A lazy Jericho, river, Jericho loop clocks one hour. Push on to Godstow Nunnery and The Trout Inn, sip a pint, return via Wolvercote: two and a half to three hours, six flat kilometres.

Getting There

Leave central Oxford by foot from Jericho, the city's most characterful quarter of indie bookshops and Victorian terraces. Fifteen minutes along Walton Well Road, cross the railway and you hit the meadow's eastern lip. Cycling is quicker. The towpath is flat and Oxford cycle hire sits by the station. Drivers park off Godstow Road in Wolvercote, right at the northern tip by The Trout.

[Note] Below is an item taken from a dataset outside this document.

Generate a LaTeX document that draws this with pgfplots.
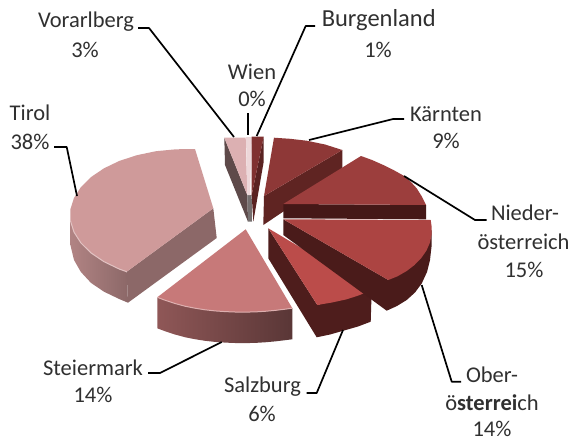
\documentclass[border=0pt]{standalone}
\usepackage{fontspec}
\setmainfont{Carlito}
\usepackage{pgfplots}
\pgfplotsset{compat=1.18}
\definecolor{tirT}{HTML}{CF9A9A}
\definecolor{tirS}{HTML}{8C6868}
\definecolor{steT}{HTML}{C77979}
\definecolor{salT}{HTML}{BB4C4A}
\definecolor{salS}{HTML}{4E1D1C}
\definecolor{oberT}{HTML}{AC4442}
\definecolor{oberS}{HTML}{4A1B1A}
\definecolor{niedT}{HTML}{9C3E3D}
\definecolor{niedS}{HTML}{451817}
\definecolor{karT}{HTML}{8E3837}
\definecolor{karS}{HTML}{5F2422}
\definecolor{burT}{HTML}{7F3130}
\definecolor{burS}{HTML}{5A2322}
\definecolor{vorT}{HTML}{DCB0B2}
\definecolor{vorS}{HTML}{5E4A4A}
\definecolor{txt}{HTML}{303030}
\tikzset{lab/.style={font=\fontsize{22.5}{27}\selectfont,text=txt,inner sep=0pt,anchor=center}}
\begin{document}
\begin{tikzpicture}
\begin{axis}[
    scale only axis,
    width=572pt,
    height=441pt,
    xmin=0, xmax=572,
    ymin=0, ymax=441,
    y dir=reverse,
    hide axis,
    clip=false,
    no markers,
    every axis plot/.append style={line join=round},
]
% page
\addplot[fill=white,draw=none] coordinates {(0,0)(572,0)(572,441)(0,441)(0,0)};
% Tirol
\addplot[draw=none,left color=tirS!45!tirT,right color=tirS] coordinates {(70.4,220.7)(70.4,245)(74,260)(80.9,272)(91,282.9)(104,291.7)(119.4,299.1)(128,302.7)(126.7,271.7)(119.4,269.1)(104,261.7)(91,252.9)(80.9,242.9)(74,232.1)(70.4,220.7)};
\addplot[fill=tirS,draw=none] coordinates {(126.7,271.7)(213.3,208.3)(216.7,238)(128,302.7)(126.7,271.7)};
\addplot[fill=tirT,draw=none] coordinates {(213.3,208.3)(195,149)(175.9,149.3)(156,151.2)(136.9,155.2)(119.4,160.9)(104,168.3)(91,177.1)(80.9,187.1)(74,197.9)(70.4,209.3)(70.4,220.7)(74,232.1)(80.9,242.9)(91,252.9)(104,261.7)(119.4,269.1)(126.7,271.7)(213.3,208.3)};
\addplot[draw=tirT!60!white,line width=1pt] coordinates {(70.4,220.7)(74,232.1)(80.9,242.9)(91,252.9)(104,261.7)(119.4,269.1)(126.7,271.7)};
% Steiermark
\addplot[draw=none,left color=steT!72!black,right color=steT!45!black] coordinates {(157.3,297.3)(157.3,328.3)(165,331.2)(175,334.5)(185,337.2)(195,339.2)(205,340.8)(215,341.9)(225,342.6)(235,343)(245,343.1)(255,342.9)(265,342.3)(275,341.4)(285,340.2)(292.3,339.3)(292.3,308.2)(285,309.2)(275,310.4)(265,311.3)(255,311.9)(245,312.1)(235,312)(225,311.6)(215,310.9)(205,309.8)(195,308.2)(185,306.2)(175,303.5)(165,300.2)(157.3,297.3)};
\addplot[fill=steT,draw=none] coordinates {(245.7,229.3)(157.3,297.3)(165,300.2)(175,303.5)(185,306.2)(195,308.2)(205,309.8)(215,310.9)(225,311.6)(235,312)(245,312.1)(255,311.9)(265,311.3)(275,310.4)(285,309.2)(292.3,308.2)(245.7,229.3)};
\addplot[draw=steT!60!white,line width=1pt] coordinates {(157.3,297.3)(165,300.2)(175,303.5)(185,306.2)(195,308.2)(205,309.8)(215,310.9)(225,311.6)(235,312)(245,312.1)(255,311.9)(265,311.3)(275,310.4)(285,309.2)(292.3,308.2)};
% Salzburg
\addplot[fill=salS,draw=none] coordinates {(268.3,228.3)(268.3,258.3)(316.7,337.3)(330,334.5)(343.3,330.7)(358,326.5)(370.7,321.7)(371.7,290)(317.3,305)(268.3,228.3)};
\addplot[fill=salT,draw=none] coordinates {(268.3,228.3)(317.3,305)(332,302.5)(346.7,299.3)(359,295.3)(371.7,290)(268.3,228.3)};
% Kaernten
\addplot[fill=karS,draw=none] coordinates {(264,196)(342.3,150)(342.3,172)(263.3,225)(264,196)};
\addplot[fill=karT,draw=none] coordinates {(264,196)(274,137.7)(290,138.8)(306.7,140.7)(325,144.5)(342.3,150)(264,196)};
% Niederoesterreich
\addplot[fill=niedS,draw=none] coordinates {(283.3,204)(283.3,218.3)(426,219.3)(426,205)(283.3,204)};
\addplot[fill=niedT,draw=none] coordinates {(283.3,204)(361,156)(372,160)(383.3,165)(393.5,170)(403.3,175.5)(410.5,181.5)(416.7,188.3)(421.5,196)(426,205)(283.3,204)};
% Oberoesterreich
\addplot[fill=oberS,draw=none] coordinates {(283.3,219.3)(283.3,235)(386.7,310.7)(397,306)(406.7,300)(415,292.5)(421.7,283.5)(427,272)(430,260)(431.7,245)(431.7,230)(388.3,280)(283.3,219.3)};
\addplot[fill=oberT,draw=none] coordinates {(283.3,219.3)(388.3,280)(397.5,276.3)(406.7,271)(414.5,265)(421.3,258)(426.5,250.5)(430,242.5)(431.7,234)(431.7,227)(430.7,220)(283.3,219.3)};
% Vorarlberg
\addplot[fill=vorS,draw=none] coordinates {(224.3,137.7)(225,165)(248,221.7)(247.3,195)(224.3,137.7)};
\addplot[fill=vorT,draw=none] coordinates {(224.3,137.7)(245.7,137.7)(247.3,195)(224.3,137.7)};
% Wien
\addplot[fill=gray!70!vorS,draw=none] coordinates {(247.3,195)(248,221.7)(252,221.7)(251.7,195)(247.3,195)};
\addplot[fill=vorT!50!white,draw=none] coordinates {(246,137)(251.7,137)(250,195)(247.3,195)(246,137)};
% Burgenland
\addplot[fill=burS,draw=none] coordinates {(251.7,195)(263.7,136.7)(263.7,161.7)(253.3,221.7)(251.7,195)};
\addplot[fill=burT,draw=none] coordinates {(251.7,136.7)(263.7,136.7)(251.7,195)(251.7,136.7)};
% leader lines
\addplot[black,line width=1.7pt] coordinates {(138,28)(149,28)(234,137)};
\addplot[black,line width=1.7pt] coordinates {(315,26)(305.7,26)(256.7,136)};
\addplot[black,line width=1.7pt] coordinates {(248,113)(248,135)};
\addplot[black,line width=1.7pt] coordinates {(404,119)(393,119)(309,140)};
\addplot[black,line width=1.7pt] coordinates {(54,147)(66.7,147)(77,196)};
\addplot[black,line width=1.7pt] coordinates {(404,176)(475,220)(486.7,220)};
\addplot[black,line width=1.7pt] coordinates {(421.7,285)(451.7,381.7)(461,381.7)};
\addplot[black,line width=1.7pt] coordinates {(343,330)(316.7,393)(306.7,393)};
\addplot[black,line width=1.7pt] coordinates {(221.7,342)(160,373)(148,373)};
% labels
\node[lab] at (axis cs:86,22) {Vorarlberg};
\node[lab] at (axis cs:85,50) {3\%};
\node[lab,font=\fontsize{24.5}{29}\selectfont] at (axis cs:378.7,20) {Burgenland};
\node[lab] at (axis cs:378,50) {1\%};
\node[lab] at (axis cs:252,72) {Wien};
\node[lab] at (axis cs:252,99) {0\%};
\node[lab] at (axis cs:446,114) {Kärnten};
\node[lab] at (axis cs:446,141) {9\%};
\node[lab] at (axis cs:30,113) {Tirol};
\node[lab] at (axis cs:30,142) {38\%};
\node[lab] at (axis cs:525,213) {Nieder-};
\node[lab] at (axis cs:523.5,242) {österreich};
\node[lab] at (axis cs:524,270) {15\%};
\node[lab] at (axis cs:492,375) {Ober-};
\node[lab] at (axis cs:492,403) {ö\textbf{sterrei}ch};
\node[lab] at (axis cs:492,429) {14\%};
\node[lab] at (axis cs:262.5,387) {Salzburg};
\node[lab] at (axis cs:262,414) {6\%};
\node[lab] at (axis cs:93,368) {Steiermark};
\node[lab] at (axis cs:93,395) {14\%};
\end{axis}
\end{tikzpicture}
\end{document}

Buses up Woodstock and Banbury roads drop you a short stroll from Jericho gate. From the station on foot, allow twenty-five minutes through Jericho. It feels right.

Things to Do Nearby

The Trout Inn, Godstow
The low 17th-century roof of The Trout sits on the river at Godstow, staring at the nunnery ruins. Peacocks strut the garden. Colin Dexter's Morse drank here often. The stone floors, open fire, and scent of old timber remain. Reward yourself after the Godstow walk.
The Perch, Binsey
Slip through riverside trees on the meadow's western edge and you reach The Perch. Quieter than The Trout, older somehow, thatched, with a garden the size of a field and a menu of proper English plates. The woodland approach still feels like a secret.
Binsey Village and St Margaret's Well
Five minutes past The Perch, Binsey barely changed since Carroll's day. A clutch of cottages, a Norman church, and St Margaret's Well, the Treacle Well. He brought Alice Liddell here. The dormouse lived there. The churchyard is calm, gently overgrown.
Jericho
Jericho lies east of the Walton Well gate, the slice of Oxford most visitors miss. The OUP warehouse anchors one end. Indie cafés and the Phoenix Picturehouse lace the Victorian streets. Fuel up here before or after the meadow.
Oxford Canal Towpath
From Walton Well bridge the Oxford Canal slides north toward Wolvercote and on to Banbury. The towpath is flat, quiet, lined with narrowboats in bright disrepair. It lets you extend a meadow stroll without retracing steps.

Tips & Advice

Winter floods erase the central paths. If the meadow's underwater, keep to the raised railway embankment or the river towpath. They stay solid.
Dogs roam off-lead almost everywhere. Yet grazing stock rule. Horses that look docile can spook if a dog bolts. Keep yours close near herds.
Medley's river swim is unmanaged. You judge the water yourself. Summer current is gentle, but post-storm the Thames runs faster and murkier than it seems. Regulars know its rhythm.
Expect mud even in dry weeks. Clay soil traps water. The centre can bog while edges look firm. Trainers suffice in July. From October to April, wellies are honest.